Ishigami & Iino — The Unspoken Connection
If Kaguya and Shirogane’s war is fought with strategy, Ishigami and Iino’s is fought with denial. They bicker constantly — Iino’s rigid morality clashing with Ishigami’s cynical apathy — but their actions tell a completely different story. Ishigami anonymously supports Iino during her campaign. Iino worries about Ishigami more than she’d ever admit.
The dramatic irony is devastating: the audience can see what neither character can. Their relationship becomes the franchise’s emotional successor to the main pairing, carrying the theme forward that the people who frustrate us most are often the ones we care about most deeply. It’s a slower burn with a more uncertain destination, which makes it all the more compelling.
Shirogane & Ishigami — Brotherhood Forged in Crisis
Shirogane and Ishigami’s friendship is the quiet emotional anchor of the series. When Ishigami was at his absolute lowest — expelled from social life, branded as a villain for something he did out of kindness — Shirogane was the one who intervened. Not with grand gestures, but with simple, stubborn belief that Ishigami was worth defending.
This foundational act of faith shapes everything. Ishigami’s loyalty to Shirogane is absolute, and Shirogane’s protective instinct toward Ishigami is one of his most admirable qualities. In a series about romantic love, their platonic bond is a reminder that sometimes the relationships that save us aren’t romantic at all.
Kaguya & Chika — Friendship Before the War
Before there was a love war, there was Chika Fujiwara befriending a lonely Shinomiya heiress. Chika’s warmth and obliviousness pierced through Kaguya’s defenses in a way that calculated approaches never could. Their friendship is the series’ emotional origin point — proof that Kaguya was always capable of connection, she just needed someone too guileless to be scared off by her walls.
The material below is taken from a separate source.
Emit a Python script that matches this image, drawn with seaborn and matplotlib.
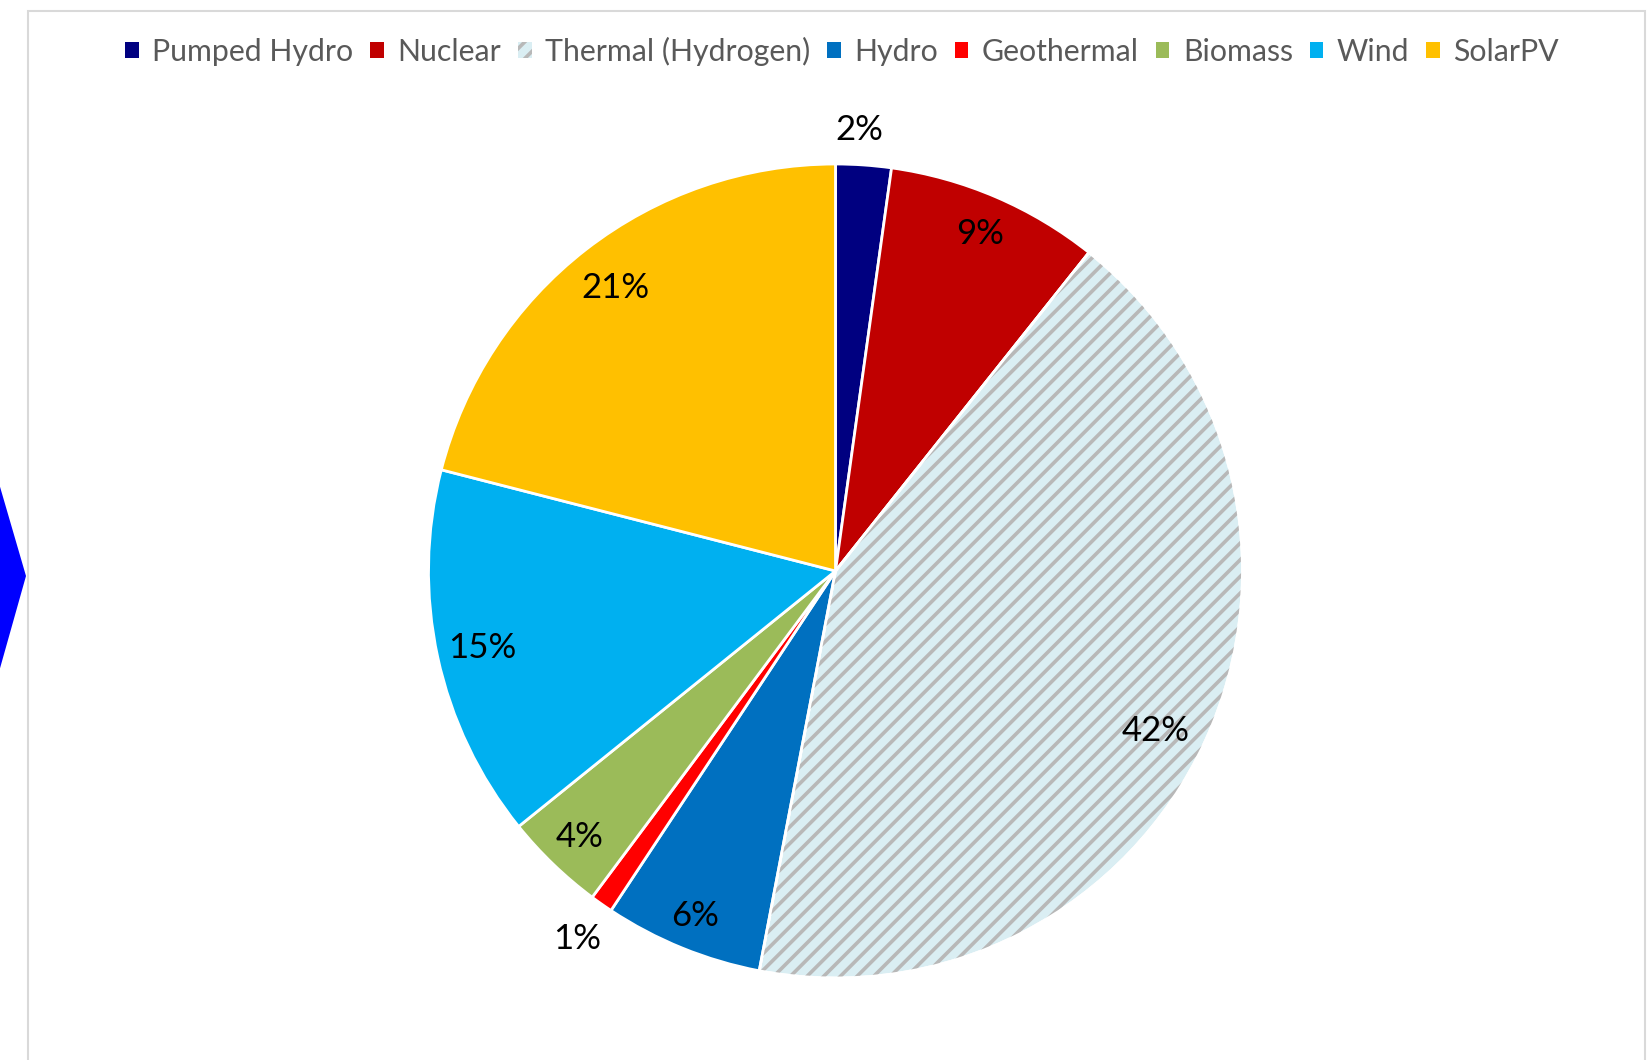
import matplotlib
matplotlib.use("Agg")
import matplotlib.pyplot as plt
import matplotlib.patches as mpatches
import seaborn as sns
import numpy as np

# generation mix shares (%)
sources = ["Pumped Hydro", "Nuclear", "Thermal (Hydrogen)", "Hydro",
           "Geothermal", "Biomass", "Wind", "SolarPV"]
shares = [2.2, 8.5, 42.3, 6.3, 0.9, 4.0, 14.8, 21.0]
pct_labels = ["2%", "9%", "42%", "6%", "1%", "4%", "15%", "21%"]
colors = ["#000080", "#C00000", "#DAEEF3", "#0070C0",
          "#FF0000", "#9BBB59", "#00B0F0", "#FFC000"]
# radial position of each label (fraction of radius) and small angle nudges (deg)
label_dist = [1.085, 0.90, 0.88, 0.915, 1.105, 0.907, 0.888, 0.881]
label_nudge = [0.9, 0, -1.8, 0, 0, 0, 0, 0]

sns.set_theme(style="white")
plt.rcParams['font.family'] = ['Lato', 'DejaVu Sans']
plt.rcParams['hatch.linewidth'] = 2.6

W, H = 1652, 1060
fig = plt.figure(figsize=(W / 100, H / 100), dpi=100)
fig.patch.set_facecolor("white")

# chart frame and the bit of arrow from the neighbouring drawing
fig.add_artist(mpatches.Rectangle((28 / W, -0.05), (1645 - 28) / W, 1.05 - 11 / H,
                                  transform=fig.transFigure, fill=False,
                                  edgecolor="#d9d9d9", linewidth=1.5))
fig.add_artist(mpatches.Polygon([(-0.01, 1 - 430 / H), (26 / W, 1 - 576 / H), (-0.01, 1 - 727 / H)],
                                closed=True, transform=fig.transFigure,
                                facecolor="#0000FF", edgecolor="none"))

cx, cy, r = 835.5, 571, 407
ax = fig.add_axes([(cx - r) / W, (H - cy - r) / H, 2 * r / W, 2 * r / H])
wedges, _ = ax.pie(shares, colors=colors, startangle=90, counterclock=False, radius=1,
                   wedgeprops=dict(edgecolor="white", linewidth=2))

# hatched overlay for thermal
th = wedges[2]
ax.add_patch(mpatches.Wedge(th.center, th.r, th.theta1, th.theta2, facecolor="none",
                            edgecolor="#b8b8b8", hatch="//", linewidth=0))
ax.add_patch(mpatches.Wedge(th.center, th.r, th.theta1, th.theta2, fill=False,
                            edgecolor="white", linewidth=2))

for w, lab, d, nd in zip(wedges, pct_labels, label_dist, label_nudge):
    ang = np.deg2rad((w.theta1 + w.theta2) / 2 + nd)
    ax.text(d * np.cos(ang), d * np.sin(ang), lab, ha="center", va="center",
            fontsize=25, color="black")

ax.set_xlim(-1, 1)
ax.set_ylim(-1, 1)
ax.axis("off")

handles = [mpatches.Patch(facecolor=c, edgecolor="none") for c in colors]
handles[2] = mpatches.Patch(facecolor=colors[2], edgecolor="#b8b8b8", hatch="//", linewidth=0)
fig.legend(handles, sources, loc="center", bbox_to_anchor=(842 / W, 1 - 51.5 / H),
           ncol=8, frameon=False, fontsize=21.8, handlelength=0.45, handleheight=0.45,
           handletextpad=0.45, columnspacing=0.55, labelcolor="#595959")

fig.savefig("out.png", dpi=100)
The comedy of their dynamic works because of this foundation. Kaguya’s exasperation with Chika is real, but so is her gratitude. And Chika, for all her chaos, chose Kaguya when no one else would. It’s a deceptively deep friendship wrapped in slapstick and absurdity.
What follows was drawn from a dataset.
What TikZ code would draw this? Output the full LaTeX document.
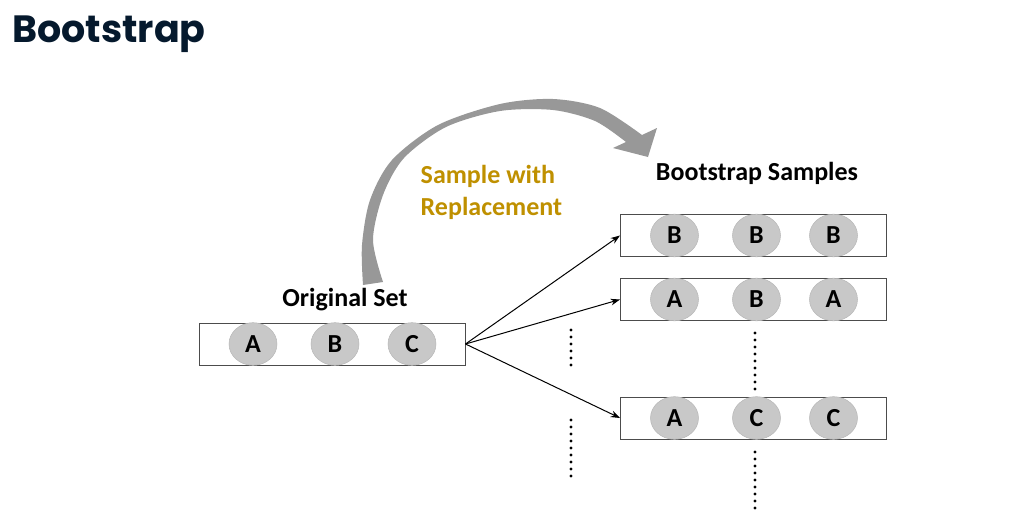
\documentclass[tikz,border=0pt]{standalone}
\usepackage{fontspec}
\setmainfont{Carlito}
\newfontfamily\titlefont{Poppins}
\usetikzlibrary{arrows.meta,shapes.geometric}
\definecolor{titleblue}{HTML}{05192D}
\definecolor{goldtxt}{HTML}{BF9000}
\definecolor{ballgray}{RGB}{200,200,200}
\definecolor{curvegray}{RGB}{152,152,152}

\begin{document}
\begin{tikzpicture}[
  x=0.75pt, y=-0.75pt,
  % ── Row box ─────────────────────────────────────────────
  setbox/.style={
    rectangle,
    draw           = black!70,
    line width     = 0.75pt,
    minimum width  = 199.5pt,
    minimum height = 31.5pt,
    inner sep      = 0pt
  },
  % ── Element ball ────────────────────────────────────────
  ball/.style={
    ellipse,
    fill           = ballgray,
    draw           = ballgray!92!black,
    line width     = 0.4pt,
    minimum width  = 36pt,
    minimum height = 32pt,
    inner sep      = 0pt,
    font           = \fontsize{19.5}{22}\selectfont\bfseries
  },
  % ── Heading text ────────────────────────────────────────
  heading/.style={
    font = \fontsize{19.5}{24}\selectfont\bfseries
  },
  % ── Arrow ───────────────────────────────────────────────
  arr/.style={
    -{Stealth[length=7pt,width=5pt]},
    line width = 0.75pt
  },
  % ── Dotted continuation ─────────────────────────────────
  dots/.style={
    line width   = 2.4pt,
    line cap     = round,
    dash pattern = on 0pt off 5.25pt
  }
]
\useasboundingbox (0,0) rectangle (1033,525);

% ── Title ──────────────────────────────────────────────────
\node[anchor=base west, inner sep=0pt, text=titleblue,
      font=\titlefont\fontsize{28.5}{32}\selectfont\bfseries] (title) at (12,42) {Bootstrap};

% ── Boxes ──────────────────────────────────────────────────
\node[setbox] (orig) at (332,344)   {};
\node[setbox] (smpa) at (753.5,235.5) {};
\node[setbox] (smpb) at (753.5,299.5) {};
\node[setbox] (smpc) at (753.5,418)   {};

% ── Balls ──────────────────────────────────────────────────
\foreach \b/\l/\m/\r in {orig/A/B/C, smpa/B/B/B, smpb/A/B/A, smpc/A/C/C} {
  \node[ball] (\b-l) at ([xshift=-59.25pt]\b.center) {\l};
  \node[ball] (\b-m) at ([xshift=2.25pt]\b.center)   {\m};
  \node[ball] (\b-r) at ([xshift=60pt]\b.center)     {\r};
}

% ── Headings ───────────────────────────────────────────────
\node[heading] (origlbl) at (345,300) {Original Set};
\node[heading] (smplbl)  at (757,173) {Bootstrap Samples};
\node[heading, text=goldtxt, align=left, anchor=west] (swr) at (416,192) {Sample with\\Replacement};

% ── Arrows ─────────────────────────────────────────────────
\foreach \t in {smpa, smpb, smpc}
  \draw[arr] (orig.east) -- (\t.west);

% ── Curved arrow ───────────────────────────────────────────
\fill[curvegray]
  plot[smooth] coordinates {(363,285) (362,245) (370,200) (392,160) (438,125)
                            (500,104) (553,99) (600,108) (642,135)}
  -- (657,128) -- (648,157) -- (613,148) -- (626,142)
  -- plot[smooth] coordinates {(626,142) (595,121) (553,110) (500,111) (446,127)
                               (404,158) (383,195) (373,240) (383,282)}
  -- cycle;

% ── Dotted lines ───────────────────────────────────────────
\coordinate (la1) at (571,330);
\coordinate (la2) at (571,366);
\coordinate (lb1) at (571,420);
\coordinate (lb2) at (571,477);
\coordinate (ma1) at (755,333);
\coordinate (ma2) at (755,389);
\coordinate (mb1) at (755,452);
\coordinate (mb2) at (755,508);
\draw[dots] (la1) -- (la2);
\draw[dots] (lb1) -- (lb2);
\draw[dots] (ma1) -- (ma2);
\draw[dots] (mb1) -- (mb2);

\end{tikzpicture}
\end{document}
The Kashiwagi-Tanuma Mirror — Normal Love in an Abnormal World
Nagisa and Tsubasa’s straightforward, healthy relationship serves as the series’ comedic control group. Every milestone they casually achieve — holding hands, going on dates, saying “I love you” — is something the main cast treats as an insurmountable psychological challenge. The humor comes from the contrast, but there’s a sharper point underneath: there’s nothing stopping Kaguya and Shirogane except themselves. Kashiwagi and Tanuma prove that love doesn’t have to be a battlefield. The protagonists just choose to make it one.